Bastakiya Tapes: the foreboding, angsty younger sister of Bedouin Records. Despite their differences, the sibling labels together form something of a synthetic whole. Bedouin situate their roster on the dance-floor, albeit a grubby basement of a dance-floor. You can find J Tijn’s overdriven acid, Eomac’s 6am techno and even a ghettohouse mixtape from Traxman. But the Bastakiya Tapes are isolated and lonesome. They are for headphone listening, in the sullen adolescent bedroom of the mind. Bedouin for Saturday night boogie; Bastakiya for Sunday morning blues.
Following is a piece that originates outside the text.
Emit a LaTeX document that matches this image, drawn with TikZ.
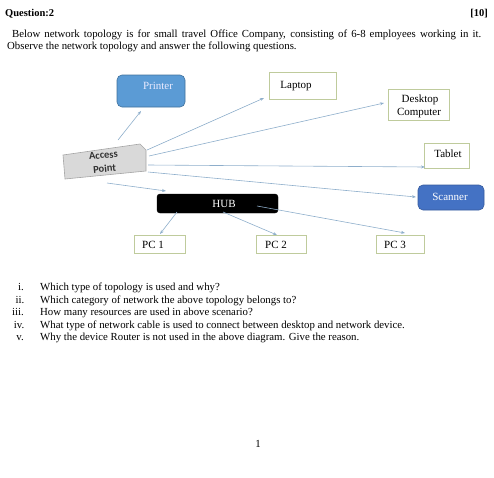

The latest in the Bastakiya series comes from Memotone, a producer known for his restless departure between styles. All the way from wonky hip-hop to neo-classical. But this album opens like a Tom Waits instrumental. Block chords of dusty clarinets blast through a busted gramophone. On ‘You Are All in Disagreement,’ cello strings swoop in and out of the mix in disorienting glissando. On ‘Burnt Forest,' the strings take a darker turn, hissing out in sharp, distorted spikes. The whole album feels like walking through a forgotten antique shop. Therein, you find squeaky hinges, creaky floorboards and drunk pianos.
If these are Memotone’s collected ideas on people, the people in question are from a different time, accessible only through memory. The melodies are childlike and pretty; but bent out of shape into something broken and demented. The album closes with 'What It Could Have Been': a grandiose sound collage and defiant full stop.